### Supplied records
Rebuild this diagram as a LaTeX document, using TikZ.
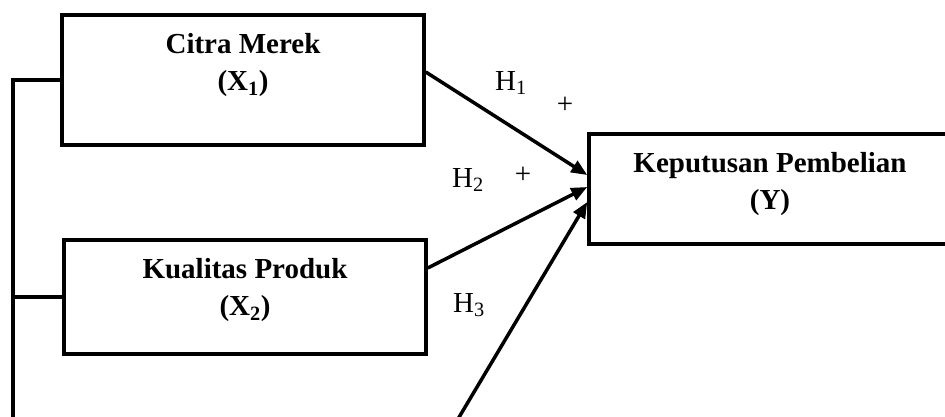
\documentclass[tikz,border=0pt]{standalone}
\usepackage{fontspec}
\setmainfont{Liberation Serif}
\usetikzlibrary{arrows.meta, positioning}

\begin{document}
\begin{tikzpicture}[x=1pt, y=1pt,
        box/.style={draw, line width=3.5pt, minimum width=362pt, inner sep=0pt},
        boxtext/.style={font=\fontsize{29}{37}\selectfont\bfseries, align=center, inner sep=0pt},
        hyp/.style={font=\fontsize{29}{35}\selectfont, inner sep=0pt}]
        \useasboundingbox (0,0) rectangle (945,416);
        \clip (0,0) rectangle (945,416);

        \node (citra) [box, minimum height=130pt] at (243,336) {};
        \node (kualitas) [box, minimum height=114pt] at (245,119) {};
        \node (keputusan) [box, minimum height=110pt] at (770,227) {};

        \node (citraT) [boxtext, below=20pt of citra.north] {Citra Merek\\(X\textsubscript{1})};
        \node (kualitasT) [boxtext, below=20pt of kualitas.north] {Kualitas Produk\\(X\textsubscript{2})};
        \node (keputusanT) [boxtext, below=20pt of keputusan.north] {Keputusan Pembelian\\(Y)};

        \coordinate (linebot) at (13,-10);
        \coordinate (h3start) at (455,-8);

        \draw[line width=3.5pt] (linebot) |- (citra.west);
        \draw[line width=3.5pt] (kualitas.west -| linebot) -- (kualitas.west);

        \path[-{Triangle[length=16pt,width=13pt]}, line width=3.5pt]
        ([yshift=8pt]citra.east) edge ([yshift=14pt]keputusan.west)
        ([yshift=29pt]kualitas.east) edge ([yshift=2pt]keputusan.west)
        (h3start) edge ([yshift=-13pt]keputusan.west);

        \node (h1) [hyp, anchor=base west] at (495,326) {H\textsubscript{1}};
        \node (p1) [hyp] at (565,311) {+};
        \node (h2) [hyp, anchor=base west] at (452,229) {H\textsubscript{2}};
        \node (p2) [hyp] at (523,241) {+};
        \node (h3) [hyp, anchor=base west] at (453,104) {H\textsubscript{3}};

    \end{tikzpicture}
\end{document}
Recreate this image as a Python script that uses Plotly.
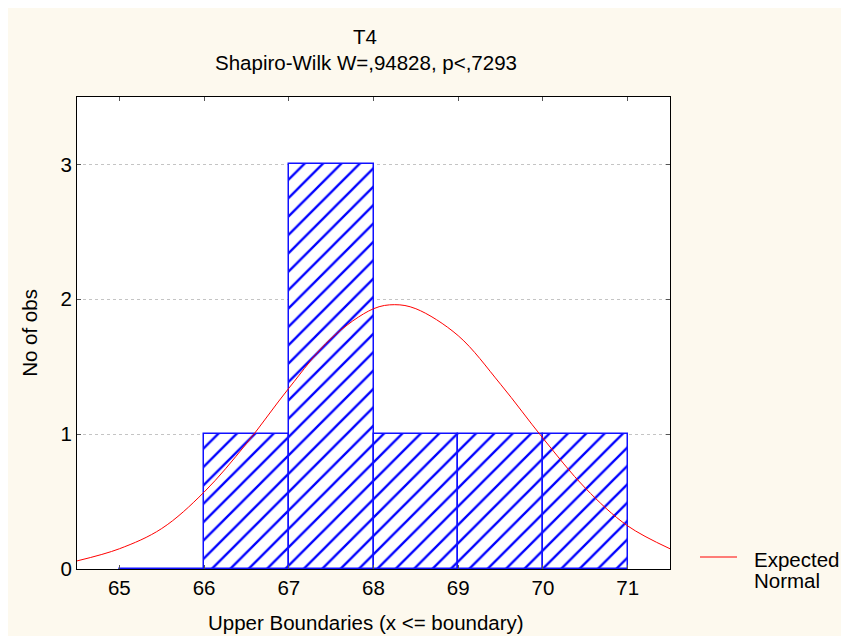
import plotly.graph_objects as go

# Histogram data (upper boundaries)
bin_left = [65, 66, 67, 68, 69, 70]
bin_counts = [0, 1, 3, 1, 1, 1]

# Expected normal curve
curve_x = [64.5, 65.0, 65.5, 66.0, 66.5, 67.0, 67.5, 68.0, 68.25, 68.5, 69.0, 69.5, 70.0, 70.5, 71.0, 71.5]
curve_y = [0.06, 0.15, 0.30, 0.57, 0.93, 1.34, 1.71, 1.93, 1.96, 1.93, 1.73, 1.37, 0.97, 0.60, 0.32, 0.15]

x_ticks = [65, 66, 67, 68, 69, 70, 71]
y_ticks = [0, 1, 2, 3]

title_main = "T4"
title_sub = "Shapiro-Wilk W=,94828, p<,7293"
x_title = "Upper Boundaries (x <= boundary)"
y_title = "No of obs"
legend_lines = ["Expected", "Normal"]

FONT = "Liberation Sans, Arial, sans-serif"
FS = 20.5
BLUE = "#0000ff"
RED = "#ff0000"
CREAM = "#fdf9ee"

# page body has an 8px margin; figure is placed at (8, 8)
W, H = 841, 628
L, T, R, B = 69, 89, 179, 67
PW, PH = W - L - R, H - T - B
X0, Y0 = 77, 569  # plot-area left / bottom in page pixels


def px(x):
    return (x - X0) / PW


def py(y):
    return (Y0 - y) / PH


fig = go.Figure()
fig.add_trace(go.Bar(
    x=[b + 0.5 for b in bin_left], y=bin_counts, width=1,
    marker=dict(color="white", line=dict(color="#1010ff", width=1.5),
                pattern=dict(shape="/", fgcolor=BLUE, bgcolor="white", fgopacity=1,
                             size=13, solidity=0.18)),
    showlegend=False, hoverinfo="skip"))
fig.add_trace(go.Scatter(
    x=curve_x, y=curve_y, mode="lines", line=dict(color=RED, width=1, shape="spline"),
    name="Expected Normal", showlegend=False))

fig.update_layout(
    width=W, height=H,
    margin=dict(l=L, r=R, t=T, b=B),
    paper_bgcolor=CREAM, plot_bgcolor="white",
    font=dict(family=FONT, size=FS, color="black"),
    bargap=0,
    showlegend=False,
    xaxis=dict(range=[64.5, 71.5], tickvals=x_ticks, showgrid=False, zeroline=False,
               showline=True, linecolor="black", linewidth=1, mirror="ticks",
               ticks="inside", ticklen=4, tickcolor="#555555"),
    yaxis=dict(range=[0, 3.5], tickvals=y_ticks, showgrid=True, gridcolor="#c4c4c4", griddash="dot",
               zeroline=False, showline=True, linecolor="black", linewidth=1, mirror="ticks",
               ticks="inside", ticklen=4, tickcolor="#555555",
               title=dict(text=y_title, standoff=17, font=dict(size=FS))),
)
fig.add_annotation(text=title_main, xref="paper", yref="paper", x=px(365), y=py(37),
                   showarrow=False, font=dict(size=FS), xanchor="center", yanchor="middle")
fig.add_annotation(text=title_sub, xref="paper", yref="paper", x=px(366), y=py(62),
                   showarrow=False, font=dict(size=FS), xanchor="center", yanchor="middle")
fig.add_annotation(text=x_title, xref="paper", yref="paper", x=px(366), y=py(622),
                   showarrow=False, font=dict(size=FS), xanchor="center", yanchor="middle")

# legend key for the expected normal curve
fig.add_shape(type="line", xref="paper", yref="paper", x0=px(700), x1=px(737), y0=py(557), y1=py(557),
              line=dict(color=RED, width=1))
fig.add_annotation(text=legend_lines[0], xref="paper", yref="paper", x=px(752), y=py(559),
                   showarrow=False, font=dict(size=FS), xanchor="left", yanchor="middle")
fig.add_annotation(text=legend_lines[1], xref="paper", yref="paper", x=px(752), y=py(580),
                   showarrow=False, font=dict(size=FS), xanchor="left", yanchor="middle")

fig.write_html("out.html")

### Instructions for the task
Of all the lines above, how many contain the word "this"? Give the number and nothing else.

### Solved exercise
2